Modern gear design software integrates these steps, allowing engineers to iterate geometry, material, and heat‑treatment parameters before physical prototyping (for example, solutions from KISSsoft or Romax).

Recent Advances and Future Directions

The field of gear fatigue prediction is evolving rapidly. Notable developments include:

  • Digital twin integration: Real‑time load monitoring and physics‑based fatigue models enable predictive maintenance of gear transmissions.
  • Machine learning surrogate models: Neural networks trained on FEA and test data can accelerate fatigue life estimation for complex gear geometries (see research on ML applications in gear fatigue).
  • Additive manufacturing of gears: New fatigue models are needed for gears produced by laser‑powder‑bed‑fusion, where porosity and anisotropic microstructures challenge traditional approaches.
  • Multiphysics coupling: Simultaneous thermal, tribological, and structural analysis to capture thermo‑mechanical fatigue in high‑speed helical gears.

Conclusion

Predicting the fatigue life of helical and bevel gears is a multifaceted engineering task that requires a blend of analytical methods, numerical simulation, and experimental correlation.

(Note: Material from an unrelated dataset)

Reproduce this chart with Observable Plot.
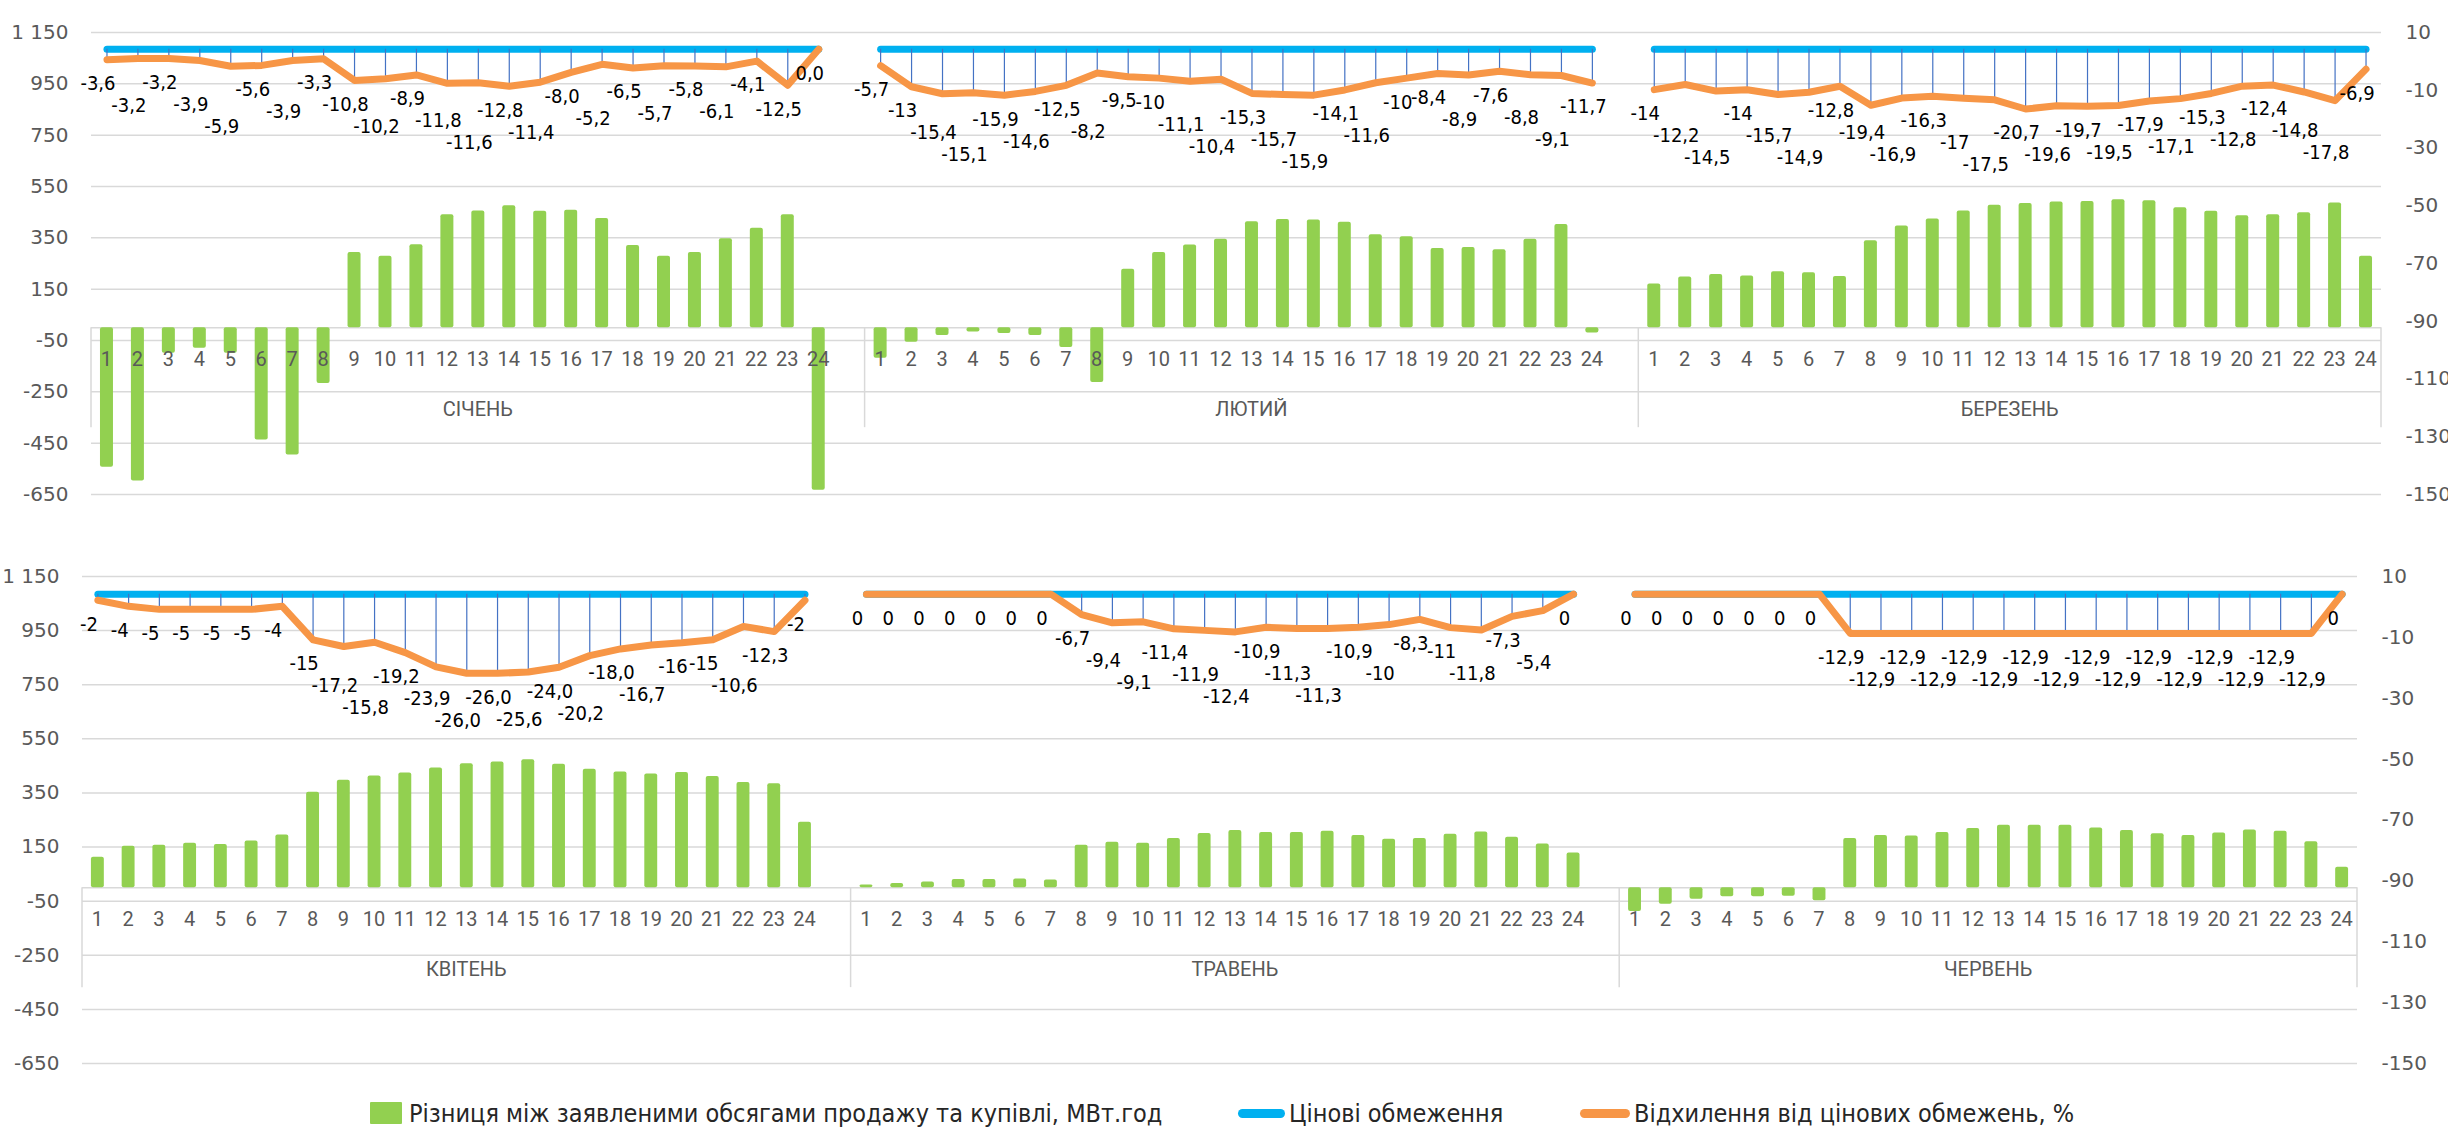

The stress‑life approach remains the workhorse for initial design, while fracture mechanics provides a rational basis for damage‑tolerant assessment. Empirical models and standards ensure consistency across the industry, and advanced multiaxial methods handle the most challenging stress states. For helical gears, the helix angle and lubrication regime are dominant factors; for bevel gears, contact pattern and three‑dimensional geometry demand special attention. By integrating these techniques and validating them with targeted testing, engineers can achieve reliable, cost‑effective gear designs that meet rigorous durability and safety requirements.